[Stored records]

========================

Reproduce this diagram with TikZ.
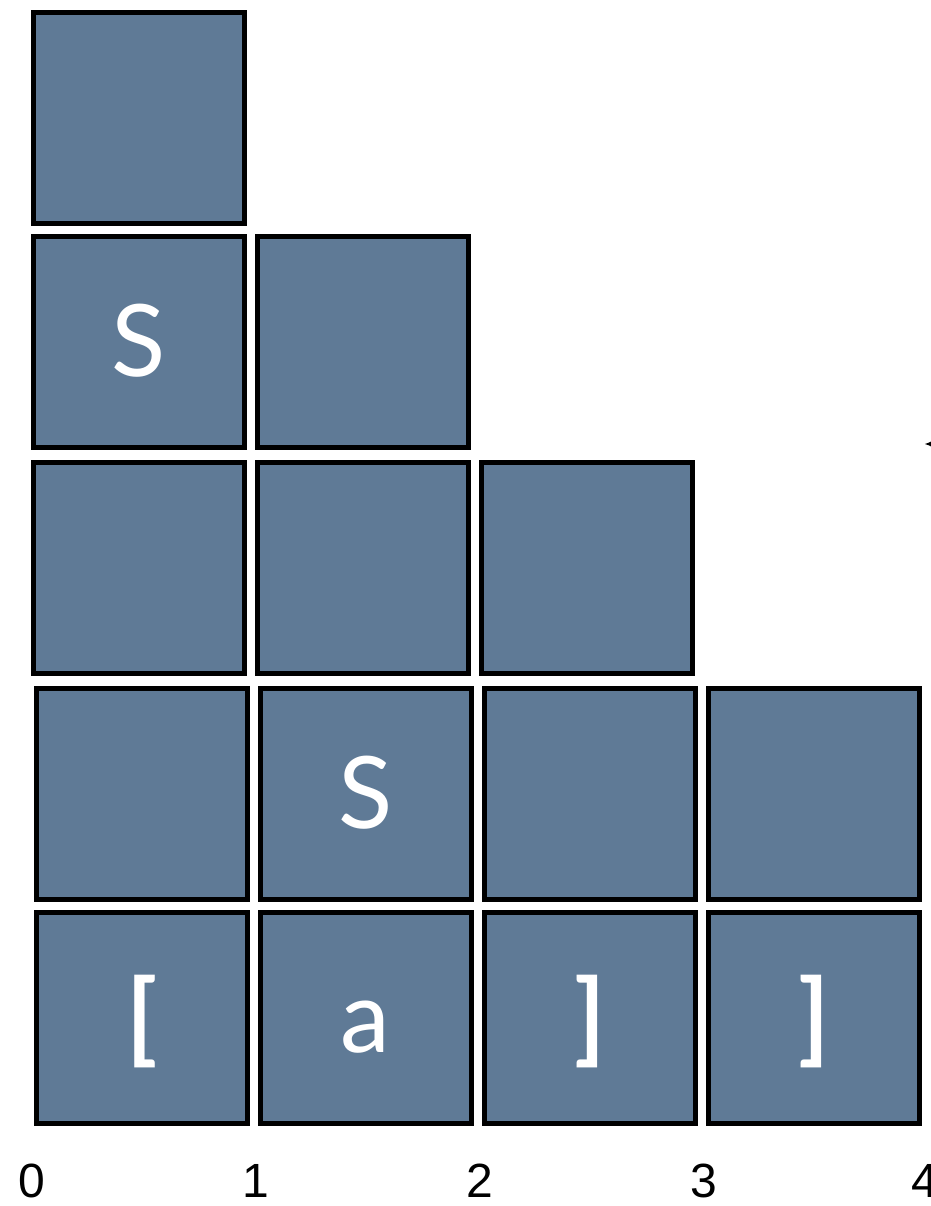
\documentclass[tikz,border=0pt]{standalone}
\usepackage{fontspec}
\newfontfamily\cellfont{Lato}
\newfontfamily\axisfont{Liberation Sans}
\usetikzlibrary{arrows.meta}
\definecolor{cellblue}{RGB}{95,122,150}
\begin{document}
\begin{tikzpicture} [x = 224pt, y = 224pt,
  cell/.style = {draw = black, line width = 5pt, fill = cellblue, minimum size = 211pt, inner sep = 0pt,
    text = white, font = \cellfont\fontsize{100}{100}\selectfont, text height = 70pt, text depth = 0pt},
  tick/.style = {font = \axisfont\fontsize{48}{48}\selectfont, anchor = base, inner sep = 0pt, text depth = 0pt}]
\useasboundingbox (-32pt,-76pt) rectangle (898pt,1130pt);
% top three rows
\node [cell] (c15) at (0.478,4.52) {};
\node [cell] (c14) at (0.478,3.52) {S};
\node [cell] (c24) at (1.478,3.52) {};
\node [cell] (c13) at (0.478,2.51) {};
\node [cell] (c23) at (1.478,2.51) {};
\node [cell] (c33) at (2.478,2.51) {};
% bottom two rows
\node [cell] (c12) at (0.49,1.5) {};
\node [cell] (c22) at (1.49,1.5) {S};
\node [cell] (c32) at (2.49,1.5) {};
\node [cell] (c42) at (3.49,1.5) {};
\node [cell] (c11) at (0.49,0.5) {\bfseries [};
\node [cell] (c21) at (1.49,0.5) {a};
\node [cell] (c31) at (2.49,0.5) {\bfseries ]};
\node [cell] (c41) at (3.49,0.5) {\bfseries ]};
% positions
\node [tick] (t0) at (0,-0.3) {0};
\node [tick] (t1) at (1,-0.3) {1};
\node [tick] (t2) at (2,-0.3) {2};
\node [tick] (t3) at (3,-0.3) {3};
\node [tick] (t4) at (3.985,-0.3) {4};
\coordinate (from) at (4.4,3.0625);
\coordinate (to) at (3.985,3.0625);
\draw [line width = 1.5pt, -{Latex[length = 10pt, width = 9pt]}] (from) -- (to);
\end{tikzpicture}
\end{document}
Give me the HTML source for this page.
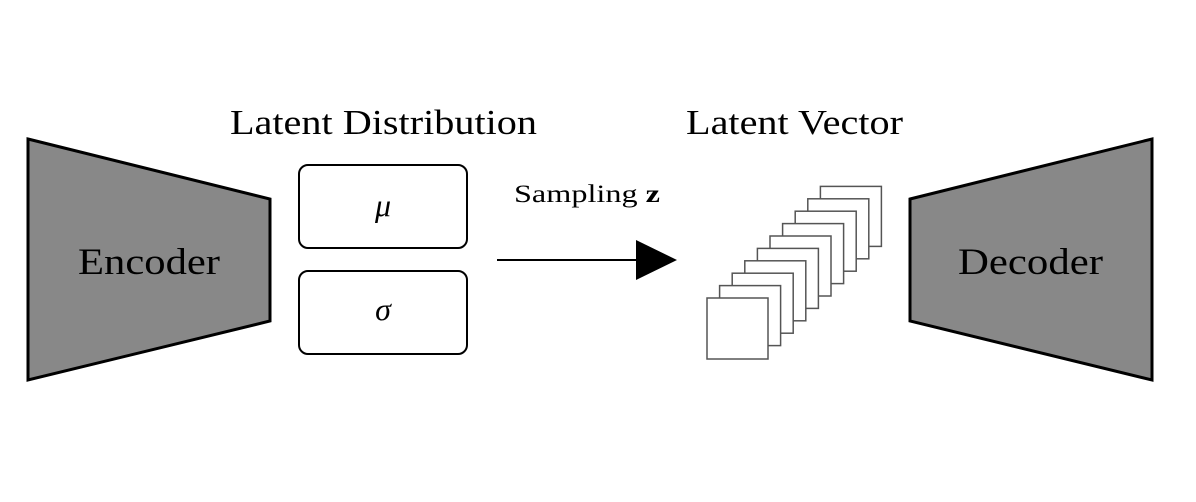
<!DOCTYPE html>
<html><head><meta charset="utf-8"><style>body{margin:0;background:#fff}svg{display:block}</style></head><body>
<svg width="1196" height="502" xmlns="http://www.w3.org/2000/svg" font-family="Liberation Serif, serif">
<polygon points="28,139 270,199 270,321 28,380" fill="#888" stroke="#000" stroke-width="3"/>
<polygon points="910,199 1152,139 1152,380 910,321" fill="#888" stroke="#000" stroke-width="3"/>
<text x="78" y="274" font-size="37" textLength="142" lengthAdjust="spacingAndGlyphs">Encoder</text>
<text x="958" y="274" font-size="37" textLength="145" lengthAdjust="spacingAndGlyphs">Decoder</text>
<text x="230" y="134" font-size="35" textLength="307" lengthAdjust="spacingAndGlyphs">Latent Distribution</text>
<text x="686" y="134" font-size="35" textLength="217" lengthAdjust="spacingAndGlyphs">Latent Vector</text>
<rect x="299" y="165" width="168" height="83" rx="9" fill="#fff" stroke="#000" stroke-width="2"/>
<rect x="299" y="271" width="168" height="83" rx="9" fill="#fff" stroke="#000" stroke-width="2"/>
<text x="383" y="216" font-size="32" font-style="italic" text-anchor="middle">μ</text>
<text x="383" y="320" font-size="32" font-style="italic" text-anchor="middle">σ</text>
<text x="514" y="202" font-size="25" textLength="146" lengthAdjust="spacingAndGlyphs">Sampling <tspan font-weight="bold">z</tspan></text>
<line x1="497" y1="260" x2="640" y2="260" stroke="#000" stroke-width="2"/>
<polygon points="636,240 677,260 636,280" fill="#000"/>
<g fill="#fff" stroke="#555" stroke-width="1.5">
<rect x="820.4" y="186.4" width="61" height="60"/>
<rect x="807.8" y="198.8" width="61" height="60"/>
<rect x="795.2" y="211.2" width="61" height="60"/>
<rect x="782.6" y="223.6" width="61" height="60"/>
<rect x="770" y="236" width="61" height="60"/>
<rect x="757.4" y="248.4" width="61" height="60"/>
<rect x="744.8" y="260.8" width="61" height="60"/>
<rect x="732.2" y="273.2" width="61" height="60"/>
<rect x="719.6" y="285.6" width="61" height="60"/>
<rect x="707" y="298" width="61" height="61"/>
</g>
</svg>
</body></html>
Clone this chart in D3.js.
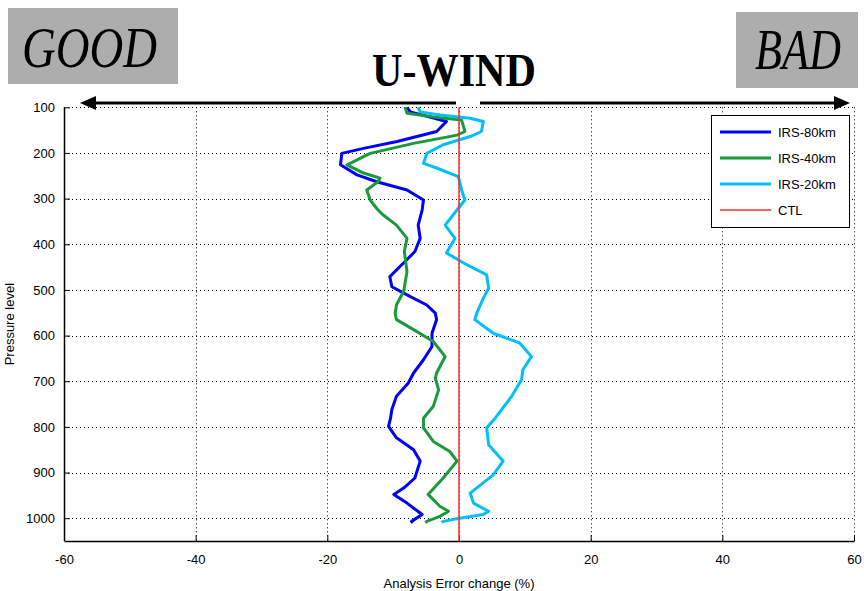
<!DOCTYPE html>
<html>
<head>
<meta charset="utf-8">
<script src="https://cdn.jsdelivr.net/npm/d3@7"></script>
<style>
  body { margin: 0; background: #fff; }
  svg { display: block; }
  .tick text { font-family: "Liberation Sans", Arial, sans-serif; font-size: 13px; fill: #000; }
</style>
</head>
<body>
<div id="chart"></div>
<script>
// U-WIND analysis error change profiles
const xTicks = [-60, -40, -20, 0, 20, 40, 60];
const yTicks = [100, 200, 300, 400, 500, 600, 700, 800, 900, 1000];
const seriesNames = ['IRS-80km', 'IRS-40km', 'IRS-20km', 'CTL'];
const seriesColors = ['#0000ff', '#1a9a3a', '#00bfff', '#ff2a2a'];

const levels80 = [100,110,131,153,175,190,201,226,248,263,281,303,325,358,387,416,445,471,493,511,533,551,565,595,624,653,682,704,733,762,781,799,824,850,875,912,934,948,967,992,1007,1010];
const values80 = [-7.9,-7.4,-1.9,-3.4,-9.4,-14.5,-17.8,-18.0,-15.5,-12.5,-7.9,-5.4,-5.6,-6.2,-5.9,-6.7,-8.7,-10.5,-10.2,-7.9,-4.9,-3.6,-3.4,-4.1,-4.1,-5.4,-6.9,-7.7,-9.5,-10.2,-10.4,-10.7,-9.5,-6.9,-5.9,-6.7,-8.4,-9.9,-7.9,-5.6,-7.2,-7.0];

const levels40 = [100,113,121,128,153,161,179,201,226,244,255,263,281,303,325,336,358,387,416,460,503,533,551,565,587,613,646,682,693,719,755,781,802,832,854,875,912,948,974,985,996,1007,1010];
const values40 = [-8.2,-7.9,-3.9,0.4,0.9,-0.3,-6.9,-13.5,-17.0,-14.5,-12.0,-12.3,-14.0,-13.5,-12.3,-11.5,-9.5,-7.9,-8.3,-7.9,-8.4,-9.5,-9.7,-9.5,-6.9,-3.9,-2.1,-3.4,-3.6,-3.1,-3.9,-5.4,-5.4,-3.9,-1.4,-0.3,-2.4,-4.7,-2.9,-1.6,-2.9,-4.9,-5.1];

const levels20 = [100,110,117,124,131,153,164,182,201,223,233,252,281,303,321,358,387,419,441,467,496,518,551,565,595,616,646,675,697,733,781,802,839,875,905,945,967,985,992,1000,1007,1010];
const values20 = [-6.2,-5.9,-2.9,1.7,3.7,3.4,1.7,-2.4,-4.9,-5.4,-3.4,-0.1,0.4,0.9,-0.1,-2.1,-0.6,-1.9,0.7,4.2,4.5,3.7,2.7,2.4,5.2,9.2,11.0,9.7,9.5,8.0,5.5,4.2,4.5,6.7,5.2,1.7,2.2,4.5,3.7,0.1,-2.4,-2.6];

const ctlLevels = [100, 1050];
const ctlValues = [0, 0];

const width = 864, height = 591;
const plot = { left: 64, right: 854, top: 107.3, bottom: 541 };

const svg = d3.select('#chart').append('svg')
  .attr('width', width)
  .attr('height', height);

const x = d3.scaleLinear().domain([-60, 60]).range([plot.left, plot.right]);
const y = d3.scaleLinear().domain([100, 1050]).range([plot.top, plot.bottom]);

// dotted grid
const grid = svg.append('g').attr('class', 'grid')
  .attr('stroke', '#000').attr('stroke-width', 1).attr('stroke-dasharray', '1,3');
grid.selectAll('.vg').data(xTicks.filter(d => d !== -60)).join('line')
  .attr('x1', d => Math.round(x(d)) + 0.5).attr('x2', d => Math.round(x(d)) + 0.5)
  .attr('y1', plot.top).attr('y2', plot.bottom);
grid.selectAll('.hg').data(yTicks).join('line')
  .attr('y1', d => Math.round(y(d)) + 0.5).attr('y2', d => Math.round(y(d)) + 0.5)
  .attr('x1', plot.left).attr('x2', plot.right);

// axes (ticks pointing inward like MATLAB), plain hyphen minus, no thousands comma
const plain = d => String(d);
const xAxis = svg.append('g')
  .attr('transform', `translate(0,${plot.bottom})`)
  .call(d3.axisBottom(x).tickValues(xTicks).tickFormat(plain).tickSizeInner(-6).tickSizeOuter(0).tickPadding(14));
const yAxis = svg.append('g')
  .attr('transform', `translate(${plot.left},0)`)
  .call(d3.axisLeft(y).tickValues(yTicks).tickFormat(plain).tickSizeInner(-6).tickSizeOuter(0).tickPadding(9));
yAxis.select('.domain').attr('d', `M0.5,${plot.top}V${plot.bottom}`);
[xAxis, yAxis].forEach(a => {
  a.select('.domain').attr('stroke', '#000').attr('stroke-width', 1.5);
  a.selectAll('.tick line').attr('stroke', '#000');
});

// profiles
const line = d3.line().x(d => x(d[1])).y(d => y(d[0]));
const profiles = [
  { levels: levels80, values: values80, w: 3 },
  { levels: levels40, values: values40, w: 3 },
  { levels: levels20, values: values20, w: 3 },
  { levels: ctlLevels, values: ctlValues, w: 1.5 }
];
profiles.forEach((p, i) => {
  svg.append('path')
    .datum(d3.zip(p.levels, p.values))
    .attr('fill', 'none')
    .attr('stroke', seriesColors[i])
    .attr('stroke-width', p.w)
    .attr('stroke-linejoin', 'round')
    .attr('d', line);
});

// legend
const legend = svg.append('g').attr('transform', 'translate(711,115)');
legend.append('rect')
  .attr('x', 0.5).attr('y', 0.5).attr('width', 138).attr('height', 112)
  .attr('fill', '#fff').attr('stroke', '#000').attr('stroke-width', 1);
seriesNames.forEach((name, i) => {
  const ly = 17 + i * 26;
  legend.append('line')
    .attr('x1', 9).attr('x2', 60).attr('y1', ly).attr('y2', ly)
    .attr('stroke', seriesColors[i]).attr('stroke-width', i === 3 ? 1.5 : 3);
  legend.append('text')
    .attr('x', 67).attr('y', ly + 5)
    .style('font-family', '"Liberation Sans", Arial, sans-serif')
    .style('font-size', '13px')
    .text(name);
});

// axis labels
svg.append('text')
  .attr('x', x(0)).attr('y', 588)
  .attr('text-anchor', 'middle')
  .style('font-family', '"Liberation Sans", Arial, sans-serif')
  .style('font-size', '13px')
  .text('Analysis Error change (%)');
svg.append('text')
  .attr('transform', `translate(14,${(plot.top + plot.bottom) / 2}) rotate(-90)`)
  .attr('text-anchor', 'middle')
  .style('font-family', '"Liberation Sans", Arial, sans-serif')
  .style('font-size', '13px')
  .text('Pressure level');

// GOOD / BAD boxes and title
const serif = '"Liberation Serif", "DejaVu Serif", serif';
svg.append('rect').attr('x', 8).attr('y', 8).attr('width', 170).attr('height', 76).attr('fill', '#adadad');
svg.append('text').attr('x', 22).attr('y', 67)
  .attr('textLength', 135).attr('lengthAdjust', 'spacingAndGlyphs')
  .style('font-family', serif).style('font-style', 'italic').style('font-size', '57px')
  .text('GOOD');
svg.append('rect').attr('x', 736).attr('y', 12).attr('width', 122).attr('height', 76).attr('fill', '#adadad');
svg.append('text').attr('x', 755).attr('y', 69)
  .attr('textLength', 86).attr('lengthAdjust', 'spacingAndGlyphs')
  .style('font-family', serif).style('font-style', 'italic').style('font-size', '56px')
  .text('BAD');
svg.append('text').attr('x', 372).attr('y', 86)
  .attr('textLength', 164).attr('lengthAdjust', 'spacingAndGlyphs')
  .style('font-family', serif).style('font-weight', 'bold').style('font-size', '46px')
  .text('U-WIND');

// direction arrows above the plot
const arrows = svg.append('g').attr('fill', '#000').attr('stroke', '#000');
arrows.append('line').attr('x1', 92).attr('x2', 456).attr('y1', 103).attr('y2', 103).attr('stroke-width', 3);
arrows.append('path').attr('d', 'M80,103 L96,96 L96,110 Z').attr('stroke', 'none');
arrows.append('line').attr('x1', 480).attr('x2', 836).attr('y1', 103).attr('y2', 103).attr('stroke-width', 3);
arrows.append('path').attr('d', 'M850,103 L834,96 L834,110 Z').attr('stroke', 'none');
</script>
</body>
</html>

========================

Request: Check each line of the records for the string "chart" and state how many lines contain it. Give only the number.

Written reply: 3